In general, printing presses image the darkest color first, and then work their way to the lightest color. This is true for the Nanopress. All of the ink is deposited onto the belt, which then moves under a series of air dryers whose purpose is to dry the thin film of ink on the belt. By the time the ink film reaches the right-hand end of the press, the image is dry.
The belt carries the ink around the corner and then turns left and into the press where it meets a sheet of paper that has been fed into the cylinders. As the image on the belt comes in contact with the paper, the thin film of ink is transferred by pressure from the belt to the paper. This transfer takes place between Blanket Cylinder 1 and the first Impression Cylinder (with the belt and paper between).
The ink on the paper is completely dry when it emerges from the pinch of those two cylinders.
The paper is then passed around an intermediate cylinder and on to a Perfecting Cylinder which can either pass the sheet onward, or flip the sheet over, handing its trailing edge to the next Blanket and Impression cylinder pair for printing the other side.
This technique requires that the front side and back-side images must be printed to the belt in alternating order to perfect a sheet.
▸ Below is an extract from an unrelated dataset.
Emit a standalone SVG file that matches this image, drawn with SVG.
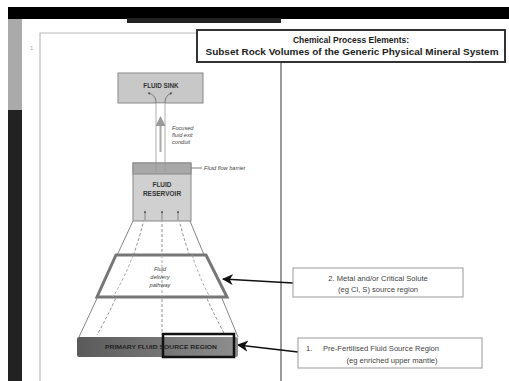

So, when perfecting, the belt will carry images in front-back-front-back order. If the sheet does not perfect, then there would be only one side imaged to the belt, and it will double the output of the press by printing only the one side of each sheet.
On an offset press, one tries not to lose control of the gripper-edge by delivering the trailing-edge of the sheet to the gripper. On Heidelberg presses, for example, the perfecting system flips the sheet when perfecting, but maintains register by holding on to the original gripper edge – even when it is feeding the opposite direction into the press when perfecting. I don’t know if the Nanopress does this, but I would be surprised if it does not.
Front-to-back register is controllable on the press console with register cameras capturing images of the register marks on both sides of the sheet as it is imaged.
Once both sides of the press sheet are imaged, the paper is carried toward the delivery pile. Along this path there is another set of cylinders that can optionally hand the sheet to a conventional coating unit (part of the Komori press components). Here, an aqueous liquid coating can be applied to the sheet on both sides if desired.
The press sheet is carried by the delivery chain and dropped onto the receding delivery pile. The printing is then complete.
When the press goes to its idle stage, the seven ink-jet bars recede into parking places where the heads are kept away from dust and air in the machine. Both humidity and temperature are maintained in these parking spaces to protect the ink-jet heads, keeping them ready to run the next job.
At Blueprint, they keep the press warm and humidified 24 hours a day. The press is run for two shifts, and stands idle for the third shift.
Post-press operations – cutting, folding and binding – can commence immediately because the press sheets are completely dry the moment they arrive at the delivery. Offset printing would be allowed to dry for at least a few hours before commencing on these operations.